Iterating over a CSV file to return specific information

Ben McLaren

February 19,2020

For this challenge we want to implement a most_successful method that returns the movies (a certain number passed as a parameter) published prior to a given year and with their associated earnings. The returned list should be an array of movies. Each movie should be represented by a hash with keys: name, year and earnings. Ex: { name: "Avatar", year: 2009, earnings: 760505847 }

We have been given a CSV file containing the data that we need.

We need to put require 'csv' at the top of file. This makes Ruby’s CSV library available to your program so that you can then use the class CSV.

We start by writing a method that will allow us to access the data from the csv file.

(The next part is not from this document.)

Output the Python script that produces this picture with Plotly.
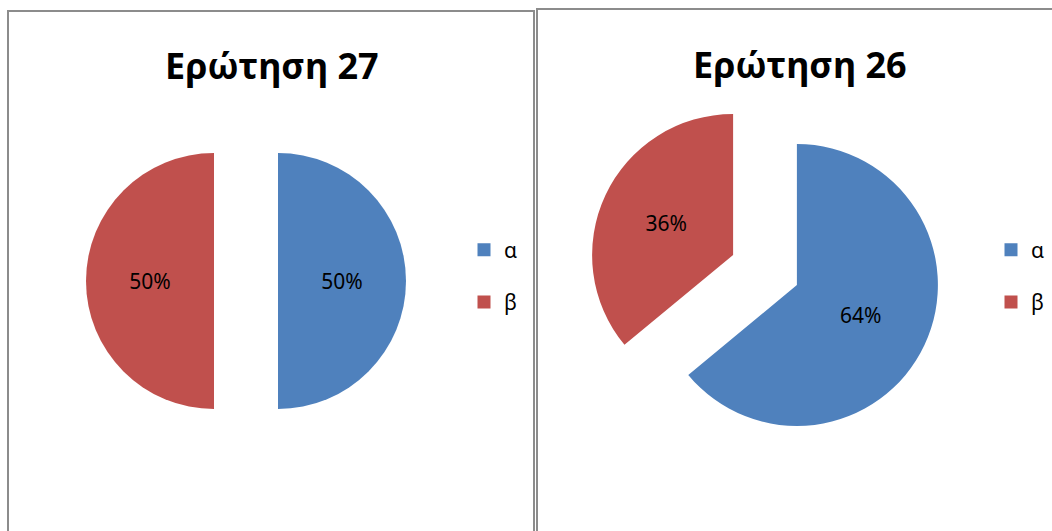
import plotly.graph_objects as go

labels = ["α", "β"]
q27_values = [50, 50]
q26_values = [64, 36]
titles = ["Ερώτηση 27", "Ερώτηση 26"]
colors = ["#4F81BD", "#C0504D"]

W, H = 1052, 531

def px_x(v):
    return v / W

def px_y(v):
    return 1 - v / H

fig = go.Figure()

pull = 0.25
label_font = dict(family="Noto Sans", size=21, color="#000000")

# Pie 1 (Ερώτηση 27)
r1 = 128
cx1, cy1 = 246, 281
half1 = r1 * (1 + pull)
fig.add_trace(go.Pie(
    labels=labels, values=q27_values, sort=False, direction="clockwise", rotation=0,
    pull=[pull, pull],
    marker=dict(colors=colors),
    texttemplate="%{percent:.0%}", textposition="inside", insidetextorientation="horizontal",
    textfont=label_font,
    domain=dict(x=[px_x(cx1 - half1), px_x(cx1 + half1)],
                y=[px_y(cy1 + half1), px_y(cy1 - half1)]),
    showlegend=False, hoverinfo="label+percent",
))

# Pie 2 (Ερώτηση 26)
r2 = 141
cx2, cy2 = 765, 270
half2 = r2 * (1 + pull)
fig.add_trace(go.Pie(
    labels=labels, values=q26_values, sort=False, direction="clockwise", rotation=0,
    pull=[pull, pull],
    marker=dict(colors=colors),
    texttemplate="%{percent:.0%}", textposition="inside", insidetextorientation="horizontal",
    textfont=label_font,
    domain=dict(x=[px_x(cx2 - half2), px_x(cx2 + half2)],
                y=[px_y(cy2 + half2), px_y(cy2 - half2)]),
    showlegend=False, hoverinfo="label+percent",
))

# Legend entries (one set per chart panel)
for legend_id in ["legend", "legend2"]:
    for lab, col in zip(labels, colors):
        fig.add_trace(go.Scatter(
            x=[None], y=[None], mode="markers", name=lab,
            marker=dict(symbol="square", size=13, color=col),
            legend=legend_id, legendgroup=legend_id + lab, showlegend=True,
            hoverinfo="skip",
        ))

border = dict(color="#8c8c8c", width=2)
shapes = [
    dict(type="rect", xref="paper", yref="paper", x0=px_x(8), x1=px_x(534), y0=-0.1, y1=px_y(11), line=border),
    dict(type="rect", xref="paper", yref="paper", x0=px_x(537), x1=1.1, y0=-0.1, y1=px_y(9), line=border),
]

title_font = dict(family="Noto Sans", size=36, color="#000000")
annotations = [
    dict(text="<b>" + titles[0] + "</b>", x=px_x(272), y=px_y(66), xref="paper", yref="paper",
         showarrow=False, xanchor="center", yanchor="middle", font=title_font),
    dict(text="<b>" + titles[1] + "</b>", x=px_x(800), y=px_y(65), xref="paper", yref="paper",
         showarrow=False, xanchor="center", yanchor="middle", font=title_font),
]

legend_font = dict(family="Noto Sans", size=21, color="#000000")
common_legend = dict(xanchor="left", yanchor="middle", font=legend_font,
                     bgcolor="rgba(0,0,0,0)", tracegroupgap=22, traceorder="grouped",
                     itemclick=False, itemdoubleclick=False)
fig.update_layout(
    width=W, height=H,
    margin=dict(l=0, r=0, t=0, b=0),
    paper_bgcolor="#ffffff", plot_bgcolor="#ffffff",
    xaxis=dict(visible=False), yaxis=dict(visible=False),
    shapes=shapes, annotations=annotations,
    legend=dict(x=px_x(464), y=px_y(276), **common_legend),
    legend2=dict(x=px_x(991), y=px_y(276), **common_legend),
)

fig.write_html("out.html", config={"displayModeBar": False},
               post_script="document.body.style.margin='0';")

def load_movies(file_path, max_year)
  movies = []

  CSV.foreach(file_path) do |row|
    year = row[1].to_i
    next if year >= max_year

    movies << { name: row[0], year: year, earnings: row[2].to_i }
  end

  movies
end

  1. Our method load_movies takes two parameters of file_path and max_year

  2. We begin by initialising an empty array which we will use to store our data. Here we have called it movies.

  3. Next, we can use the class CSV and use a .foreach loop which we pass file_path as an argument. This will iterate over each row in the csv file.

  4. Couple of Steps:
  • Inside our block we are creating a new variable called year. This is equal to targetting the row and specifically the element in the 2nd position (row[1]) which is our year. We then call .to_i on this to transform it from a string to an integer.

  • We then have a next if statement. This simply means move on and skip this iteration if this condition is not met. The condition we give it is if the year is greater than or equal to the max_year.

  • The last thing to do in this block is append this data into our currently empty movies array. We can do this by giving the csv file some headers which will make it easier to read and access data from. This is what this everything inside these brackets means {}. We have name: row[0] which means that the element in the first position in the row is called name. We have year: year which is equal to our variable of year which we created earlier. Finaly we have earnings: row[2].to_i which is equal to the element in the final position in the row converted to an integer.

  1. To finish off we simply return movies.
Now that we have written a method to get all this data we can write our method that will actually do something with it. Here, we have a method that takes three arguments. The number, max_year and file_path.

def most_successful(number, max_year, file_path)
  all_movies = load_movies(file_path, max_year)
  all_movies.max_by(number) { |movie| movie[:earnings] }
end

  1. We start by creating a new variable called all_movies. This is equal to calling the load_movies method with its required arguments.

  2. We can now use the method .max_by. This method will return the the object with the maximum value that is specified in the block. We say for every movie grab the earnings using the notation movie[:earnings].